Doctors have been using A.I. like ChatGPT for various tasks including doing tedious paperwork, predicting health problems, and even improving their bedside manner, but what about a large language model (LLM), trained on medical exams, that can help them with diagnoses? Google is hoping to take A.I. into the health care mainstream with a new, medicine-specific chatbot called Med-PaLM 2, that it’s been testing since April, the Wall Street Journal reported, citing people familiar with the matter.
Med-PaLM 2 is an LLM that answers medical questions, organizes information, and can synthesize various modes of data including images and health records, according to Google’s website. Google, also the maker of the chatbot Bard, trained Med-PaLM 2 on medical licensing exams, and unsurprisingly it is the first A.I. to have produced passing answers for U.S. Medical Licensing Examination (USMLE)–style questions. Questions in the USMLE style present a patient scenario that lists symptoms, medical history, age, and other descriptors, and asks questions such as what complication is most likely. Med-PaLM 2 was able to provide long-form answers to these questions, in addition to selecting from multiple choices.
OpenAI’s GPT-4, ChatGPT’s successor, scored similarly to Med-PaLM 2 on medical exam questions, despite not being specifically trained on the exams. However, both technologies are still not reliable enough for high-stakes use in health care.
“I don’t feel that this kind of technology is yet at a place where I would want it in my family’s health care journey,” Greg Corrado, a senior research director who worked on Med-PaLM 2 told the Wall Street Journal.
Google is currently piloting Med-PaLM 2 at the research hospital Mayo Clinic, and has not announced when the chatbot could be released to the general public. Hospitals are already using ChatGPT—and have been almost immediately after its release—and not just for quick medical questions. Doctors are using A.I. less like an encyclopedia and more like an assistant, even asking the chatbot how to conduct difficult interactions, such as interventions for those struggling with addiction.

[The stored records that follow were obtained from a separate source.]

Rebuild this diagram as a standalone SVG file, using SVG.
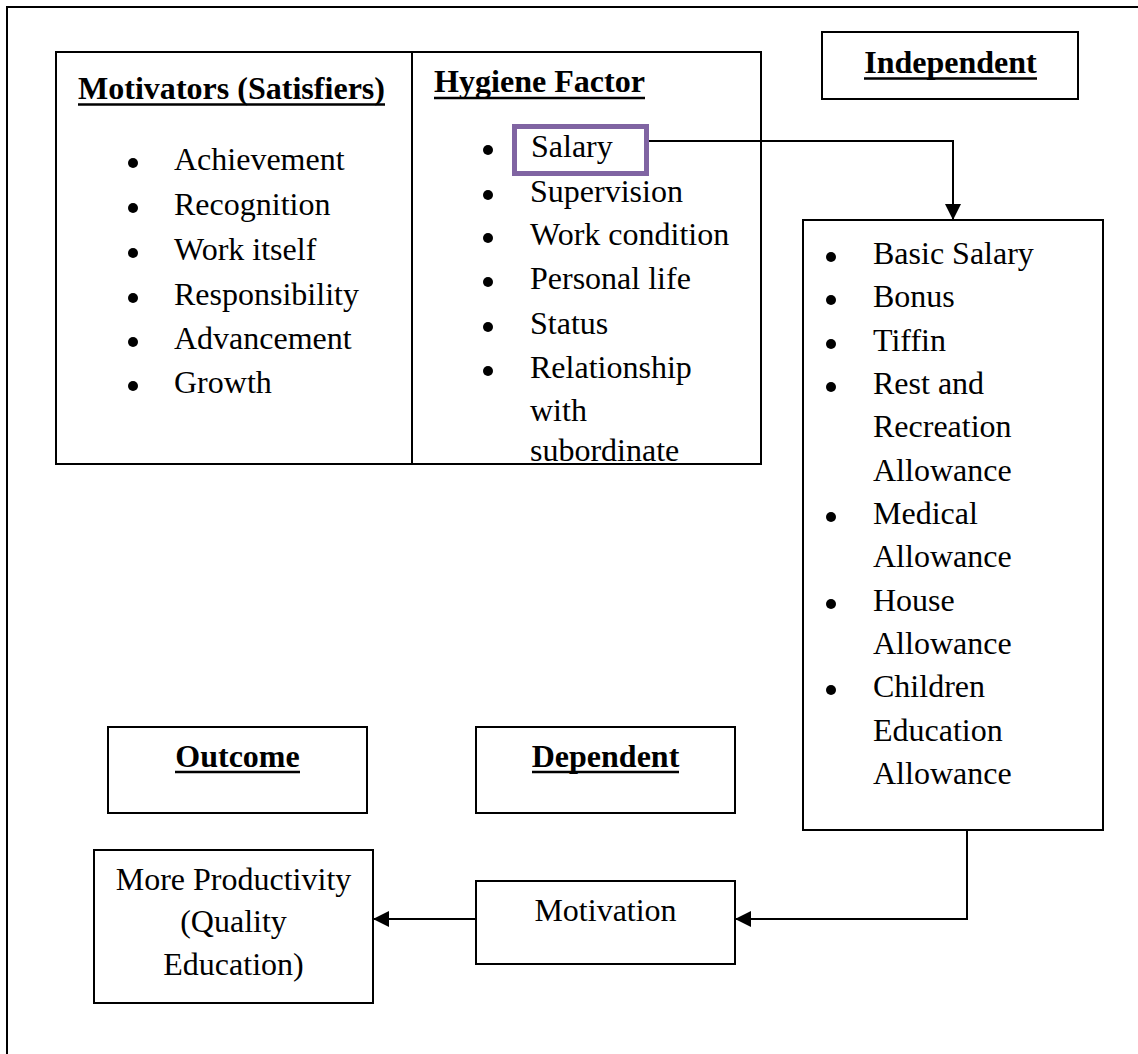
<svg xmlns="http://www.w3.org/2000/svg" width="1138" height="1054" viewBox="0 0 1138 1054">
<style>
  .box { fill: #ffffff; stroke: #000000; stroke-width: 2; }
  .t { font-family: "Liberation Serif", "Times New Roman", serif; font-size: 32px; fill: #000000; }
  .h { font-family: "Liberation Serif", "Times New Roman", serif; font-size: 32px; font-weight: bold; fill: #000000; }
  .c { text-anchor: middle; }
  .ul { stroke: #000000; stroke-width: 2.5; }
  .dot { fill: #000000; }
  .conn { fill: none; stroke: #000000; stroke-width: 2; }
</style>
<defs>
  <marker id="arrow" markerUnits="userSpaceOnUse" markerWidth="16" markerHeight="16" viewBox="0 0 14 14" refX="14" refY="7" orient="auto">
    <path d="M0,0 L14,7 L0,14 Z" fill="#000000"/>
  </marker>
</defs>
<rect x="0" y="0" width="1138" height="1054" fill="#ffffff"/>
<rect id="frame" x="7" y="7" width="1150" height="1070" fill="none" stroke="#000000" stroke-width="2"/>

<g id="factors-table">
  <rect class="box" x="56" y="52" width="705" height="412"/>
  <line x1="412" y1="52" x2="412" y2="464" stroke="#000000" stroke-width="2"/>
</g>

<g id="motivators">
  <text class="h" x="78" y="99" textLength="307" lengthAdjust="spacingAndGlyphs">Motivators (Satisfiers)</text>
  <line class="ul" x1="78" y1="104.5" x2="385" y2="104.5"/>
  <circle class="dot" cx="133" cy="163" r="5"/><text class="t" x="174" y="170">Achievement</text>
  <circle class="dot" cx="133" cy="208" r="5"/><text class="t" x="174" y="215">Recognition</text>
  <circle class="dot" cx="133" cy="253" r="5"/><text class="t" x="174" y="260">Work itself</text>
  <circle class="dot" cx="133" cy="298" r="5"/><text class="t" x="174" y="305">Responsibility</text>
  <circle class="dot" cx="133" cy="342" r="5"/><text class="t" x="174" y="349">Advancement</text>
  <circle class="dot" cx="133" cy="386" r="5"/><text class="t" x="174" y="393">Growth</text>
</g>

<g id="hygiene">
  <text class="h" x="434" y="92" textLength="211" lengthAdjust="spacingAndGlyphs">Hygiene Factor</text>
  <line class="ul" x1="434" y1="98" x2="645" y2="98"/>
  <circle class="dot" cx="488" cy="150" r="5"/>
  <circle class="dot" cx="488" cy="195" r="5"/><text class="t" x="530" y="202">Supervision</text>
  <circle class="dot" cx="488" cy="238" r="5"/><text class="t" x="530" y="245">Work condition</text>
  <circle class="dot" cx="488" cy="282" r="5"/><text class="t" x="530" y="289">Personal life</text>
  <circle class="dot" cx="488" cy="327" r="5"/><text class="t" x="530" y="334">Status</text>
  <circle class="dot" cx="488" cy="371" r="5"/><text class="t" x="530" y="378">Relationship</text>
  <text class="t" x="530" y="421">with</text>
  <text class="t" x="530" y="461">subordinate</text>
</g>

<g id="salary">
  <rect x="514.5" y="126.5" width="132" height="47" fill="none" stroke="#8064A2" stroke-width="5"/>
  <text class="t" x="531" y="157">Salary</text>
</g>

<g id="independent">
  <rect class="box" x="822" y="32" width="256" height="67"/>
  <text class="h c" x="950.5" y="73">Independent</text>
  <line class="ul" x1="864" y1="78.5" x2="1037" y2="78.5"/>
</g>

<g id="salary-components">
  <rect class="box" x="803" y="220" width="300" height="610"/>
  <circle class="dot" cx="831" cy="257" r="5"/><text class="t" x="873" y="264">Basic Salary</text>
  <circle class="dot" cx="831" cy="300" r="5"/><text class="t" x="873" y="307">Bonus</text>
  <circle class="dot" cx="831" cy="344" r="5"/><text class="t" x="873" y="351">Tiffin</text>
  <circle class="dot" cx="831" cy="387" r="5"/><text class="t" x="873" y="394">Rest and</text>
  <text class="t" x="873" y="437">Recreation</text>
  <text class="t" x="873" y="481">Allowance</text>
  <circle class="dot" cx="831" cy="517" r="5"/><text class="t" x="873" y="524">Medical</text>
  <text class="t" x="873" y="567">Allowance</text>
  <circle class="dot" cx="831" cy="604" r="5"/><text class="t" x="873" y="611">House</text>
  <text class="t" x="873" y="654">Allowance</text>
  <circle class="dot" cx="831" cy="690" r="5"/><text class="t" x="873" y="697">Children</text>
  <text class="t" x="873" y="741">Education</text>
  <text class="t" x="873" y="784">Allowance</text>
</g>

<g id="outcome">
  <rect class="box" x="108" y="727" width="259" height="86"/>
  <text class="h c" x="237.5" y="767">Outcome</text>
  <line class="ul" x1="175" y1="772" x2="300" y2="772"/>
</g>

<g id="dependent">
  <rect class="box" x="476" y="727" width="259" height="86"/>
  <text class="h c" x="605.5" y="767">Dependent</text>
  <line class="ul" x1="532" y1="772" x2="679" y2="772"/>
</g>

<g id="productivity">
  <rect class="box" x="94" y="850" width="279" height="153"/>
  <text class="t c" x="233.5" y="890">More Productivity</text>
  <text class="t c" x="233.5" y="932">(Quality</text>
  <text class="t c" x="233.5" y="975">Education)</text>
</g>

<g id="motivation">
  <rect class="box" x="476" y="881" width="259" height="83"/>
  <text class="t c" x="605.5" y="921">Motivation</text>
</g>

<g id="connectors">
  <path class="conn" d="M649,141 H953 V220" marker-end="url(#arrow)"/>
  <path class="conn" d="M967,830 V919 H735" marker-end="url(#arrow)"/>
  <path class="conn" d="M476,919 H373" marker-end="url(#arrow)"/>
</g>
</svg>
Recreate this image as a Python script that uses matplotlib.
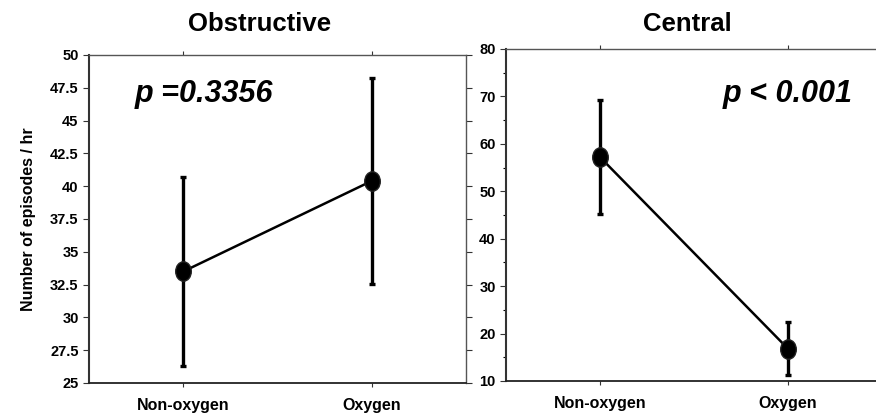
import matplotlib
matplotlib.use("Agg")
import matplotlib.pyplot as plt
import numpy as np
from matplotlib.path import Path
from matplotlib.transforms import Affine2D

plt.rcParams['font.family'] = ['Liberation Sans', 'DejaVu Sans']

categories = ["Non-oxygen", "Oxygen"]
obs_mean = [33.5, 40.4]
obs_err = [7.2, 7.85]
cen_mean = [57.2, 16.8]
cen_err = [12.0, 5.6]
obs_yticks = [25, 27.5, 30, 32.5, 35, 37.5, 40, 42.5, 45, 47.5, 50]
obs_yticklabels = ["25", "27.5", "30", "32.5", "35", "37.5", "40", "42.5", "45", "47.5", "50"]
cen_yticks = [10, 20, 30, 40, 50, 60, 70, 80]

fig = plt.figure(figsize=(8.76, 4.16), dpi=100)

ell = Path.unit_circle().transformed(Affine2D().scale(0.8, 1.0))

def style(ax):
    for s in ['left', 'top', 'right']:
        ax.spines[s].set_color('#555555')
        ax.spines[s].set_linewidth(1.0)
    ax.spines['left'].set_color('#333333')
    ax.spines['left'].set_linewidth(1.5)
    ax.spines['bottom'].set_color('#222222')
    ax.spines['bottom'].set_linewidth(1.3)
    ax.tick_params(axis='both', direction='out', length=4, width=0.8, color='#333333')
    ax.tick_params(axis='x', top=True, labeltop=False, length=3, pad=8)
    for lab in ax.get_yticklabels() + ax.get_xticklabels():
        lab.set_fontweight('bold')

def draw(ax, means, errs):
    x = np.arange(len(categories))
    ax.plot(x, means, color='black', lw=1.8, zorder=2)
    ax.errorbar(x, means, yerr=errs, fmt='none', ecolor='black', elinewidth=2.4,
                capsize=2.5, capthick=2.4, zorder=3)
    ax.plot(x, means, linestyle='none', marker=ell, markersize=14,
            markerfacecolor='black', markeredgecolor='#222222', zorder=4)
    ax.set_xlim(-0.5, 1.5)
    ax.set_xticks(x)
    ax.set_xticklabels(categories, fontsize=11.5, fontweight='bold')

# Left panel
ax1 = fig.add_axes([89/876, 1-383/416, 377/876, 328/416])
draw(ax1, obs_mean, obs_err)
ax1.set_ylim(25, 50)
ax1.set_yticks(obs_yticks)
ax1.set_yticklabels(obs_yticklabels, fontsize=10.5, fontweight='bold')
ax1.tick_params(axis='y', right=True, labelright=False)
style(ax1)
ax1.set_ylabel("Number of episodes / hr", fontsize=11.5, fontweight='bold', labelpad=10)
ax1.text(135/876, 1-94/416, "p =0.3356", transform=fig.transFigure, fontsize=22,
         fontweight='bold', fontstyle='italic', ha='left', va='center')

# Right panel
ax2 = fig.add_axes([506/876, 1-381/416, 376/876, 332/416])
draw(ax2, cen_mean, cen_err)
ax2.set_ylim(10, 80)
ax2.set_yticks(cen_yticks)
ax2.set_yticks(np.arange(15, 80, 10), minor=True)
ax2.set_yticklabels([str(v) for v in cen_yticks], fontsize=10.5, fontweight='bold')
ax2.tick_params(axis='y', which='minor', direction='out', length=2.5, width=0.8)
ax2.tick_params(axis='y', right=False)
style(ax2)
ax2.text(853/876, 1-94/416, "p < 0.001", transform=fig.transFigure, fontsize=22,
         fontweight='bold', fontstyle='italic', ha='right', va='center')

fig.text(260/876, 1-24/416, "Obstructive", fontsize=18.5, fontweight='bold', ha='center', va='center')
fig.text(687/876, 1-24/416, "Central", fontsize=18.5, fontweight='bold', ha='center', va='center')

fig.savefig("out.png", dpi=100)
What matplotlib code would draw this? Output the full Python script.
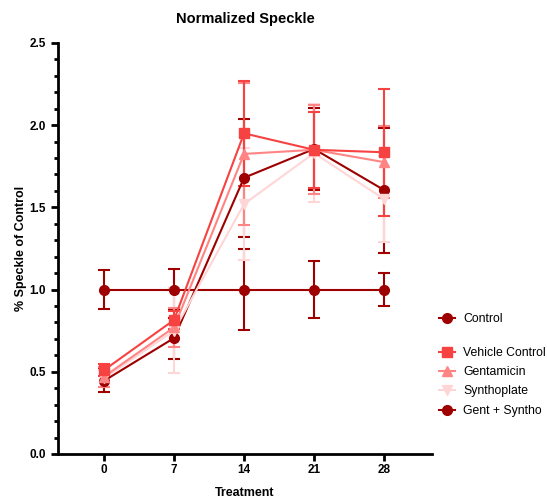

Using A.I. templates to communicate with patients may seem like an insufficient substitution for human connection, but Med-PaLM 2’s responses to medical questions were actually preferred to real doctors’ responses, according to research published by Google in May. Physicians compared A.I.-generated responses to human-written responses on nine verticals, and preferred the A.I.’s answers in eight of the nine.
Despite the possibly higher quality of some A.I. answers, a 2018 survey found that the majority of patients prioritize compassion in medical care, and would pay a higher fee for a more compassionate experience. A.I. fundamentally cannot provide compassion, but its use in creating scripts for an improved bedside manner seems to be facilitating smoother or gentler doctor-patient conversations.
Still, many are wary that integrating A.I. into medicine too quickly and without regulation could have disastrous consequences. A.I. often has “hallucinations,” in which it states false information as fact, which could lead to false diagnoses or treatments if not carefully checked by a person. Moreover, A.I. has the potential to replicate and amplify bias already ingrained in the health care system if not trained correctly. The World Health Organization released a statement in May calling for a very cautious introduction of A.I. into medicine.
“Precipitous adoption of untested systems could lead to errors by health care workers, cause harm to patients, erode trust in A.I., and thereby undermine (or delay) the potential long-term benefits and uses of such technologies around the world,” the WHO wrote.
There’s also the question of how patient data will be used if input into hospital A.I. Google and Microsoft both did not train their algorithms on patient data, but each hospital could train their A.I. on patient data in the future. Google has already started using patient data from Mayo Clinic’s Minnesota headquarters for specific projects.
Patient data would generally be encrypted and inaccessible by the company, Google said, but the tech giant has caused controversy with its use of health care data in the past. In 2019, Google launched an initiative called “Project Nightingale” in which it collected medical data from millions of Americans across 21 states without their consent. The data included patient names and other identifying information, diagnoses, lab results, and records. It was used internally by Google without doctor or patient knowledge to provide a service to a business partner under a Business Associates Agreement.
“Careful consideration will need to be given to the ethical deployment of this technology including rigorous quality assessment when used in different clinical settings and guardrails to mitigate against overreliance on the output of a medical assistant,” Google wrote in its report on Med-PaLM.
Google did not respond to Fortune’s request for comment.